Mix the egg, squid ink, and salt in a Robot Coupe to combine. Add the flour and mix until it resembles a breadcrumb texture. Remove the dough to a floured work top and kneed till smooth, approximately 8 minutes. Cover with cling film and rest in a fridge for at least 30 minutes.

Chill the Robot Coupe bowl down in a fridge, take out and add the lemon sole and salt and blend quickly until smooth, drizzle in the cream until it’s all incorporated, then pass through a sieve. Season with the pepper and fold in the white and brown crab meat, place in a piping bag and chill. Roll out the pasta dough in a pasta machine, folding over and putting it back through while bringing the thickness setting down to number 2. Cut the pasta sheet in two and on one side pipe 4 mounds of fish mousse onto it, leaving room between each mound. Brush the other side of the pasta sheet with water and place on top of the other sheet and seal all around the mousse mounds, pushing out any excess air. Cut out with a round cutter.

Cook the raviolis in a pot of salted simmering water until it floats, refresh in ice water and then wait to reheat when needed.

To Serve

Have the dashi stock warming but not boiling on the side and add the cockles and mussels.
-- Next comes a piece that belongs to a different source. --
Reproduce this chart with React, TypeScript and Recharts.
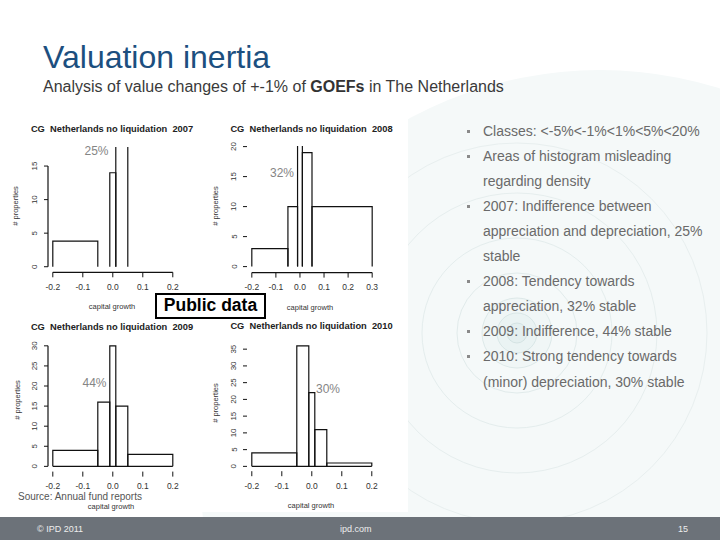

Warm the raviolis in a pan of salted water. Place a sprinkle of each seaweed at the bottom of 4 large bowls then the ravioli on top. Place the mussels and cockles around the bowls and add the hot stock. The hot stock will re-hydrate the seaweeds so do put a little extra. Spoon some shitakes around each plate. Dot each piece of hake with wasabi caviar and then place the Romanesque cauliflower around the bowl. Garnish with all the seafood, samphire and crispy kale leaves.